*YOUR TASK*.
Starting at the first line of the listing below, repeat each line up to and including the one containing "return xValues.map((x,i)=>[x, ys[i]]);". Leave out pictures.

--- BEGIN STORED ROWS ---

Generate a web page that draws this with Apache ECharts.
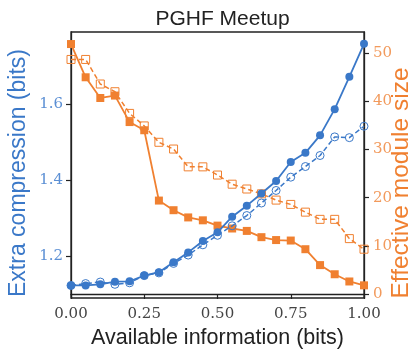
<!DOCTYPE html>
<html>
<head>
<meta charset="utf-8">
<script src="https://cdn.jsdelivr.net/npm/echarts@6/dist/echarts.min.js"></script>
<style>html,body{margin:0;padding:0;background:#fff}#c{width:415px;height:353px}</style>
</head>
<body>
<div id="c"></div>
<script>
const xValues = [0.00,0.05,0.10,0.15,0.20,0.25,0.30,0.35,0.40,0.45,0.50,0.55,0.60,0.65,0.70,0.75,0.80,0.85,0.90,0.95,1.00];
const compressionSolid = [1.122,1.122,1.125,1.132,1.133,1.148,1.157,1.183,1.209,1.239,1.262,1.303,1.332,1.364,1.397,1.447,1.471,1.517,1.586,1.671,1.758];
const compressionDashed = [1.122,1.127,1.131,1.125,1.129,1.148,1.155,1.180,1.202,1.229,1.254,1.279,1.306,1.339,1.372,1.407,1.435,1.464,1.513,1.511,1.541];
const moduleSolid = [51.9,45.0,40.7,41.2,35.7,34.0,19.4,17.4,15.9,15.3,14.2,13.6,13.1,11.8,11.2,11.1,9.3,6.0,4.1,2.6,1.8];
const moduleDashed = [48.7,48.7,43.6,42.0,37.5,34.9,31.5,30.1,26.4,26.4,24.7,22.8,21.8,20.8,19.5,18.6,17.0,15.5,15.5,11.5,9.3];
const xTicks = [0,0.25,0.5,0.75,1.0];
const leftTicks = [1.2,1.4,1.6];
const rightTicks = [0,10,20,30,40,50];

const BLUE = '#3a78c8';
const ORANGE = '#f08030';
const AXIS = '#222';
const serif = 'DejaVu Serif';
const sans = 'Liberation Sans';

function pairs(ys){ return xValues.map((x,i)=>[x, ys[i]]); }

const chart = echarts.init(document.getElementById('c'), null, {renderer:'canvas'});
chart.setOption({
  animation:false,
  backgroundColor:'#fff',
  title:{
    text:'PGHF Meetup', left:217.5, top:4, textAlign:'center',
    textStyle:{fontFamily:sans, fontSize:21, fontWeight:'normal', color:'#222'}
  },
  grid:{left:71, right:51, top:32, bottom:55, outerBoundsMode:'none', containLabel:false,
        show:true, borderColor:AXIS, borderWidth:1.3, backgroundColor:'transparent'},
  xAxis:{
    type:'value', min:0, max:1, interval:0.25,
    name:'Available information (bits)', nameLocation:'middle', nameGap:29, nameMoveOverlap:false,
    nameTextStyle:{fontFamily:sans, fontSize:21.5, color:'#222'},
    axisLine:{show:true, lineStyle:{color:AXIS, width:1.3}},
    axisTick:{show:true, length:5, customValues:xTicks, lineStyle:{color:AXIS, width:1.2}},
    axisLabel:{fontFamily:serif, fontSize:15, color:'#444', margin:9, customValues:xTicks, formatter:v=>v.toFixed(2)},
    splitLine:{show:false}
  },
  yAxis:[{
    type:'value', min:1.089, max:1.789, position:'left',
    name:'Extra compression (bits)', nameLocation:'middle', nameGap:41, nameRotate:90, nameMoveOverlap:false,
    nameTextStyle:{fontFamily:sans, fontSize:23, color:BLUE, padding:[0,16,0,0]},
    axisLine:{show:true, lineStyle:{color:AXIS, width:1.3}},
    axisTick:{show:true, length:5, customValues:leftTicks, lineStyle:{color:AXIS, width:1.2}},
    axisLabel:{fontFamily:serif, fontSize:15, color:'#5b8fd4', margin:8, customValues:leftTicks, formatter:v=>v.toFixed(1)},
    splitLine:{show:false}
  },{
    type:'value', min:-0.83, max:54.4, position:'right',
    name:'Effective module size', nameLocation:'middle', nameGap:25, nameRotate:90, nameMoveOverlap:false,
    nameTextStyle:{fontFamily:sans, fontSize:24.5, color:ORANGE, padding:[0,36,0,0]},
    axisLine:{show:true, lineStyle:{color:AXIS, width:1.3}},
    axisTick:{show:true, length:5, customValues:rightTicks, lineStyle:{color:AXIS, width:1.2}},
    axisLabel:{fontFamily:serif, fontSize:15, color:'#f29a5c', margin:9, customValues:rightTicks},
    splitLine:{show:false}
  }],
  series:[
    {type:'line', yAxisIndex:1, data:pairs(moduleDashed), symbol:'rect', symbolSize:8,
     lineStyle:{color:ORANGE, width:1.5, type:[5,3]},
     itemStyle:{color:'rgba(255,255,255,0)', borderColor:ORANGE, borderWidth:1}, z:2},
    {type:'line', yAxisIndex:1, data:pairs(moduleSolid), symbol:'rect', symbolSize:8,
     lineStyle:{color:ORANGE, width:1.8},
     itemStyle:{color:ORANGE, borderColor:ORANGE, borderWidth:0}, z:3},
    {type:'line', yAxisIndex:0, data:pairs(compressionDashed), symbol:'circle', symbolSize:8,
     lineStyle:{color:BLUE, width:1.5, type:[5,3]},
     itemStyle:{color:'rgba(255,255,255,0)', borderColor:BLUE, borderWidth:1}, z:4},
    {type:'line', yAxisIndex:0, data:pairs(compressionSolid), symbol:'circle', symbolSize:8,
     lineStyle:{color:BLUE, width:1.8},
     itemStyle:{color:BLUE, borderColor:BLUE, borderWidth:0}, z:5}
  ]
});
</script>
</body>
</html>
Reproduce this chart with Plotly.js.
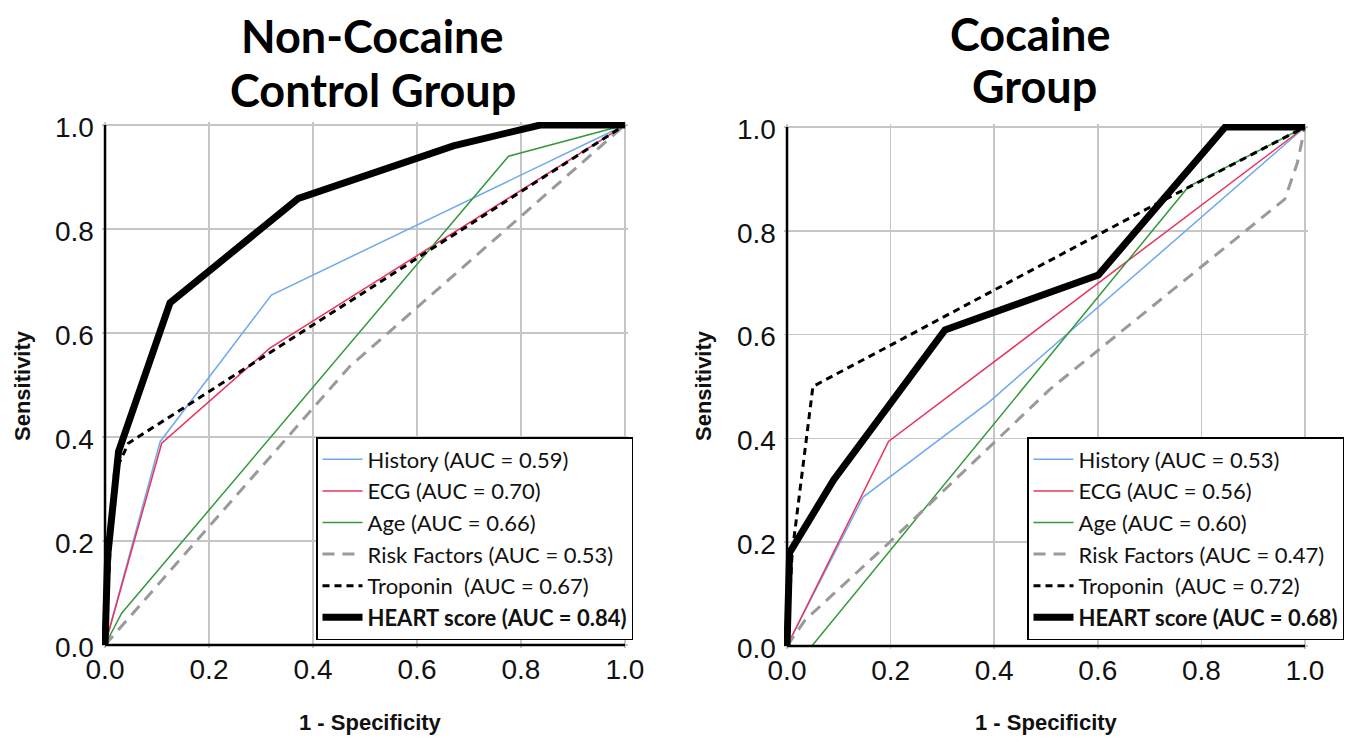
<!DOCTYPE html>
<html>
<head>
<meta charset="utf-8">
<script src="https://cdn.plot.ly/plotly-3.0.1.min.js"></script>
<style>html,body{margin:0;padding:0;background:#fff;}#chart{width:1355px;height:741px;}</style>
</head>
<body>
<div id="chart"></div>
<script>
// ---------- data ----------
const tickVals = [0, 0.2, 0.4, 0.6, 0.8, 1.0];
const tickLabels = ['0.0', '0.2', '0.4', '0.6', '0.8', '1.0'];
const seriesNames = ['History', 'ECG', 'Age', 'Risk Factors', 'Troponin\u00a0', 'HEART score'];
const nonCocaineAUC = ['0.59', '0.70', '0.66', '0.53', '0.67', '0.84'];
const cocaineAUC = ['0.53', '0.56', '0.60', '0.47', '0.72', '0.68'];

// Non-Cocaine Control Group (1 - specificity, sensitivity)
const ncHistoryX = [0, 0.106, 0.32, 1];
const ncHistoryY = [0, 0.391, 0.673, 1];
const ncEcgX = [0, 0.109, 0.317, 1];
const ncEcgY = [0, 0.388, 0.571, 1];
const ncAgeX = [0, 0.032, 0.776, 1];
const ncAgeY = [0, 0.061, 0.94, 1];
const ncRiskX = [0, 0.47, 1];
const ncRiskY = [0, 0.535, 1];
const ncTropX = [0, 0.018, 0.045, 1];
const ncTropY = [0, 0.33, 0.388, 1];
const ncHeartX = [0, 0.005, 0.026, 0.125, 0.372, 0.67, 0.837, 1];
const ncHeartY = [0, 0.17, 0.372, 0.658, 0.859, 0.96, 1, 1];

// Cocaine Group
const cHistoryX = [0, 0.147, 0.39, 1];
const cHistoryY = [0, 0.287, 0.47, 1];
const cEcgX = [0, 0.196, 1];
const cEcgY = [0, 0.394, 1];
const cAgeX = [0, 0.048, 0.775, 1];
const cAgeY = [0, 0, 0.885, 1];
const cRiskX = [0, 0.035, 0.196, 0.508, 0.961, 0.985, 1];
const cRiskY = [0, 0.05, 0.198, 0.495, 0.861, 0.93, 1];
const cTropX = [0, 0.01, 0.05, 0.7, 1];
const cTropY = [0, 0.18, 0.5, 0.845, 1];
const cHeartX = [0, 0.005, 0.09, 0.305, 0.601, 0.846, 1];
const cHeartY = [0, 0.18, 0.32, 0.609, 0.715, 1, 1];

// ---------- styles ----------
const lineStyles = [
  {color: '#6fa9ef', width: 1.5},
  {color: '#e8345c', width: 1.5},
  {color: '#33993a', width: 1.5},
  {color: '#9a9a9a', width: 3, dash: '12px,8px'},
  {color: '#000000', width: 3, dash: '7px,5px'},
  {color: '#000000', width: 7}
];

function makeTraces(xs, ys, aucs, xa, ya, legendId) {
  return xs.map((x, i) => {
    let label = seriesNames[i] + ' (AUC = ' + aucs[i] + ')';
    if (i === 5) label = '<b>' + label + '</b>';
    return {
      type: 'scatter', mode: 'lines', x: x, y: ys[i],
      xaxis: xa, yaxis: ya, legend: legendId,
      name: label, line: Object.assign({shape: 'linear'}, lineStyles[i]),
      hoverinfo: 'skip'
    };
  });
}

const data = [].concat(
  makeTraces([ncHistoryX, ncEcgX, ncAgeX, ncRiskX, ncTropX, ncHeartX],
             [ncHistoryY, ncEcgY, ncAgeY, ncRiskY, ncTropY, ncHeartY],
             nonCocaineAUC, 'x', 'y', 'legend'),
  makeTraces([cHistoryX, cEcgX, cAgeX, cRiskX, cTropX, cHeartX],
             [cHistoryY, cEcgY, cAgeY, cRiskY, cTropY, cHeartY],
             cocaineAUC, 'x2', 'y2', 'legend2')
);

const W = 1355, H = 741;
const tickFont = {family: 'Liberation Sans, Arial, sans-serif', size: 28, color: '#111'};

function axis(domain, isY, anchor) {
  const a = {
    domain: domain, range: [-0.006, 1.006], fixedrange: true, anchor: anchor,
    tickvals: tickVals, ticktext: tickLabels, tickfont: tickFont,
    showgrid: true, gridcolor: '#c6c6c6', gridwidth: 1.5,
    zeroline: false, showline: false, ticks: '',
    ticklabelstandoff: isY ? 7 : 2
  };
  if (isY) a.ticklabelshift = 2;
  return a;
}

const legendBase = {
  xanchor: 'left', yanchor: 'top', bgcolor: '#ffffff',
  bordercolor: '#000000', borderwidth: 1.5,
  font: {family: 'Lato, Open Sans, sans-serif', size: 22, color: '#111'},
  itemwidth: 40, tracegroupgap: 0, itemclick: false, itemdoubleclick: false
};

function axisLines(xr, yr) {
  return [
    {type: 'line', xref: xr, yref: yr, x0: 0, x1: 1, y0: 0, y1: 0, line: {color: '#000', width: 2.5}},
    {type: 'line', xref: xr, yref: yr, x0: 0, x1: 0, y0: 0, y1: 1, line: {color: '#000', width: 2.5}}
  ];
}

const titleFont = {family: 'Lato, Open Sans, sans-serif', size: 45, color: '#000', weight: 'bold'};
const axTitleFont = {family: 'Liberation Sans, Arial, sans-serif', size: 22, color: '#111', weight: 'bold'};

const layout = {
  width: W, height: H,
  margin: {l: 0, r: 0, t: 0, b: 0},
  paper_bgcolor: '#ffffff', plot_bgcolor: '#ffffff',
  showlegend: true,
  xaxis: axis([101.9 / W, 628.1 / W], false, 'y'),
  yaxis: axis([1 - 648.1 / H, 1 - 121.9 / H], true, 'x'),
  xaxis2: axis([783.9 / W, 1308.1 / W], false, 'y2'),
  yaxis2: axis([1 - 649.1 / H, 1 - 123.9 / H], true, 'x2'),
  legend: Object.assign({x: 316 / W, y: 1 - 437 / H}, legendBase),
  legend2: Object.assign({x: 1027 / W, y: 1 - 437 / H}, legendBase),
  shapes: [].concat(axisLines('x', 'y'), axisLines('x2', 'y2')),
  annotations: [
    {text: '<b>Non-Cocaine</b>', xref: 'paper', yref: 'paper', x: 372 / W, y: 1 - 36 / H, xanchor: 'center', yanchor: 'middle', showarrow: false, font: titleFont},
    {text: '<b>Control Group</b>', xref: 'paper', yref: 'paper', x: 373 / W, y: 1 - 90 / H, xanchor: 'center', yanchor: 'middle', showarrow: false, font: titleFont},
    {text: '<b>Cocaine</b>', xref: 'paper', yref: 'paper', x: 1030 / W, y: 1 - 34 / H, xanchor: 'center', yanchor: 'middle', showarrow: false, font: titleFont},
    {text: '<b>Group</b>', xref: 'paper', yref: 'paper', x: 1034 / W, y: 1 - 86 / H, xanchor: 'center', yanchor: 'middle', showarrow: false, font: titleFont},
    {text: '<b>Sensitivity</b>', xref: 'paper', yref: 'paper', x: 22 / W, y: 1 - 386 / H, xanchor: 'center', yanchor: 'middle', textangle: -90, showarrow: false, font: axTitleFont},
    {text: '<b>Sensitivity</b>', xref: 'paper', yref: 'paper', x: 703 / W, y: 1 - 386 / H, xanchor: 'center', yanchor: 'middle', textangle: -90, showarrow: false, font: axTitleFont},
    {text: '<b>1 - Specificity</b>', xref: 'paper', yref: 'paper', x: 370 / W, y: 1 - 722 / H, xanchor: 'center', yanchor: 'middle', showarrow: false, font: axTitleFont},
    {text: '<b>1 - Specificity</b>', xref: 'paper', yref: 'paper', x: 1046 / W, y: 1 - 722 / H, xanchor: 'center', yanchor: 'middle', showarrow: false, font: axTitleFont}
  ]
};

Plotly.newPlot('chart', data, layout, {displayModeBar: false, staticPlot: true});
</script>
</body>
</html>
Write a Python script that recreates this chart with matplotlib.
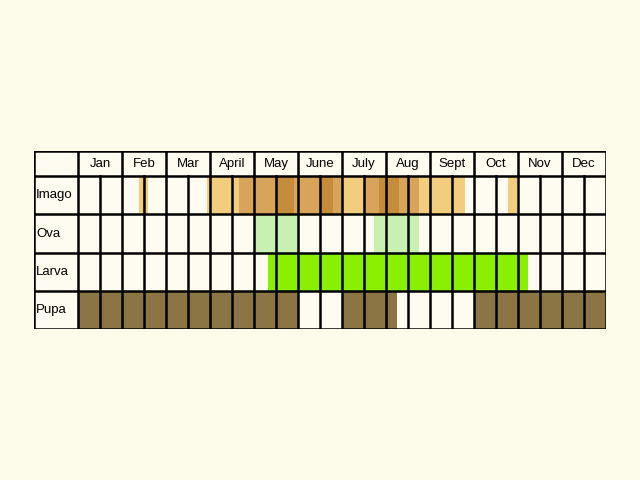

--- END STORED ROWS ---

*EXERCISE SOLUTION*.
Generate a web page that draws this with Apache ECharts.
<!DOCTYPE html>
<html>
<head>
<meta charset="utf-8">
<script src="https://cdn.jsdelivr.net/npm/echarts@6/dist/echarts.min.js"></script>
<style>html,body{margin:0;padding:0;background:#fff}#c{width:415px;height:353px}</style>
</head>
<body>
<div id="c"></div>
<script>
const xValues = [0.00,0.05,0.10,0.15,0.20,0.25,0.30,0.35,0.40,0.45,0.50,0.55,0.60,0.65,0.70,0.75,0.80,0.85,0.90,0.95,1.00];
const compressionSolid = [1.122,1.122,1.125,1.132,1.133,1.148,1.157,1.183,1.209,1.239,1.262,1.303,1.332,1.364,1.397,1.447,1.471,1.517,1.586,1.671,1.758];
const compressionDashed = [1.122,1.127,1.131,1.125,1.129,1.148,1.155,1.180,1.202,1.229,1.254,1.279,1.306,1.339,1.372,1.407,1.435,1.464,1.513,1.511,1.541];
const moduleSolid = [51.9,45.0,40.7,41.2,35.7,34.0,19.4,17.4,15.9,15.3,14.2,13.6,13.1,11.8,11.2,11.1,9.3,6.0,4.1,2.6,1.8];
const moduleDashed = [48.7,48.7,43.6,42.0,37.5,34.9,31.5,30.1,26.4,26.4,24.7,22.8,21.8,20.8,19.5,18.6,17.0,15.5,15.5,11.5,9.3];
const xTicks = [0,0.25,0.5,0.75,1.0];
const leftTicks = [1.2,1.4,1.6];
const rightTicks = [0,10,20,30,40,50];

const BLUE = '#3a78c8';
const ORANGE = '#f08030';
const AXIS = '#222';
const serif = 'DejaVu Serif';
const sans = 'Liberation Sans';

function pairs(ys){ return xValues.map((x,i)=>[x, ys[i]]); }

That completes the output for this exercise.